▸ **AIM OF THE EXERCISE**: Below, locate the line that contains "Recreate this image". Repeat exactly from that line to the line that contains "1.84, 1.55, 1.14];", inclusive, leaving out the pictures.

-- START STORED DATA --

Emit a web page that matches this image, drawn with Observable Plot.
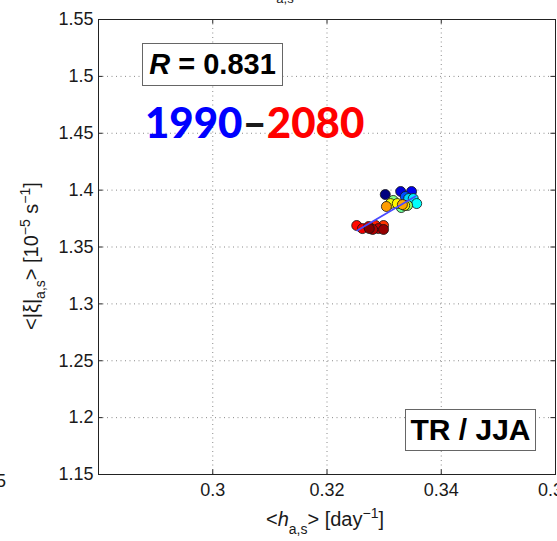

-- END STORED DATA --
-- START STORED DATA --

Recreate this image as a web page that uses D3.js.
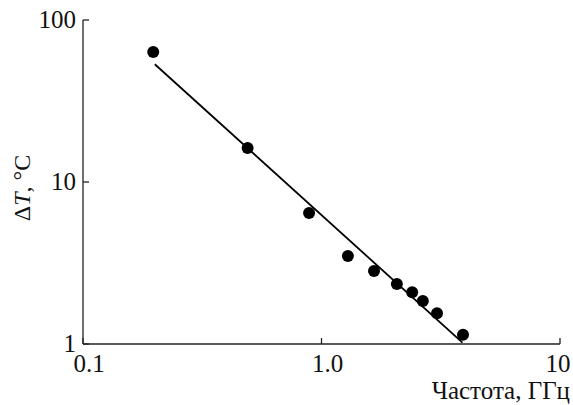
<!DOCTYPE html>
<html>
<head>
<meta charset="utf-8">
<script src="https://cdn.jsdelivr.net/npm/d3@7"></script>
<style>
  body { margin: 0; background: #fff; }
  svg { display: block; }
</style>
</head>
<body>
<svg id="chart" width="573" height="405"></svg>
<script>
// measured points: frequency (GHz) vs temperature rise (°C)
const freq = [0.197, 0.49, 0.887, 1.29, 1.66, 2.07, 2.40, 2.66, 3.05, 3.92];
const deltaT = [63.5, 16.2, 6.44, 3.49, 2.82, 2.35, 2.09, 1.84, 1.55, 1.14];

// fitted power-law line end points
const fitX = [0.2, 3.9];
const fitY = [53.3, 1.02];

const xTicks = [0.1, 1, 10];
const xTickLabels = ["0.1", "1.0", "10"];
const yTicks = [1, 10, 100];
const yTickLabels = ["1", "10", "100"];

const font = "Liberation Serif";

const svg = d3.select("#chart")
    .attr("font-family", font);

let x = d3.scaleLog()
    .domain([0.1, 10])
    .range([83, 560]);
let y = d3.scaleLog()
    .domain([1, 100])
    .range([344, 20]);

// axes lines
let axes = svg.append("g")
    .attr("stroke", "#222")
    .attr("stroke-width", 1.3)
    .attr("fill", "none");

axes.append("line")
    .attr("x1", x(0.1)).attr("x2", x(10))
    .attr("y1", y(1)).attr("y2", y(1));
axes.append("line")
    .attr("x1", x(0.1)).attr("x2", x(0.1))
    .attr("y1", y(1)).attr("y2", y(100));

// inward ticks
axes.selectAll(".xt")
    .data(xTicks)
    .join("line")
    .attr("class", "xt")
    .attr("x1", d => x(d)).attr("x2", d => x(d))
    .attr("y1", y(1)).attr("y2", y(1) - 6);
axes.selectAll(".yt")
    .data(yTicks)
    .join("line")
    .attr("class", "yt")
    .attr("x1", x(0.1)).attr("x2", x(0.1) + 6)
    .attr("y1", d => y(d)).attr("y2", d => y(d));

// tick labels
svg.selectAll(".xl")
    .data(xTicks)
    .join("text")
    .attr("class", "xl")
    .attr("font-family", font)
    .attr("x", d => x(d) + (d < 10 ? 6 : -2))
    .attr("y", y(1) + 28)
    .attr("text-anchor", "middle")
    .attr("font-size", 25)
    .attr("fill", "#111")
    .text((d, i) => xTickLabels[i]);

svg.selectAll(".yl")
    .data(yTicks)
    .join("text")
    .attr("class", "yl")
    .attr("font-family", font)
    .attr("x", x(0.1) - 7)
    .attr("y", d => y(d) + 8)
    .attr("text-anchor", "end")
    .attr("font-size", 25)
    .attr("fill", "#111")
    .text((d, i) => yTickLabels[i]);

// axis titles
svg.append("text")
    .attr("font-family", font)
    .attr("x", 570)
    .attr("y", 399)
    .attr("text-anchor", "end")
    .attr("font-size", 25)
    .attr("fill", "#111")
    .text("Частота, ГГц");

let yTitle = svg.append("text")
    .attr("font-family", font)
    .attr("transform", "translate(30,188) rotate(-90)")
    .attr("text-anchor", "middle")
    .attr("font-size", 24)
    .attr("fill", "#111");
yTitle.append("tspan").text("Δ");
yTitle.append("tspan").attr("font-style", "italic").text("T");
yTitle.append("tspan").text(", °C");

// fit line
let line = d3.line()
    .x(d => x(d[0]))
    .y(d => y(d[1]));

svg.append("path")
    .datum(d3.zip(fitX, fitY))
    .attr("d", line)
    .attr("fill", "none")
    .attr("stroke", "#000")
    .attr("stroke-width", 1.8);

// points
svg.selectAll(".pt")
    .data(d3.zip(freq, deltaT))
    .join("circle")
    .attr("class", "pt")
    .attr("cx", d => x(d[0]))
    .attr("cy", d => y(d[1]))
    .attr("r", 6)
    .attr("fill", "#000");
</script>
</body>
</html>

-- END STORED DATA --

▸ **RESULT OF THE EXERCISE**:
Recreate this image as a web page that uses D3.js.
<!DOCTYPE html>
<html>
<head>
<meta charset="utf-8">
<script src="https://cdn.jsdelivr.net/npm/d3@7"></script>
<style>
  body { margin: 0; background: #fff; }
  svg { display: block; }
</style>
</head>
<body>
<svg id="chart" width="573" height="405"></svg>
<script>
// measured points: frequency (GHz) vs temperature rise (°C)
const freq = [0.197, 0.49, 0.887, 1.29, 1.66, 2.07, 2.40, 2.66, 3.05, 3.92];
const deltaT = [63.5, 16.2, 6.44, 3.49, 2.82, 2.35, 2.09, 1.84, 1.55, 1.14];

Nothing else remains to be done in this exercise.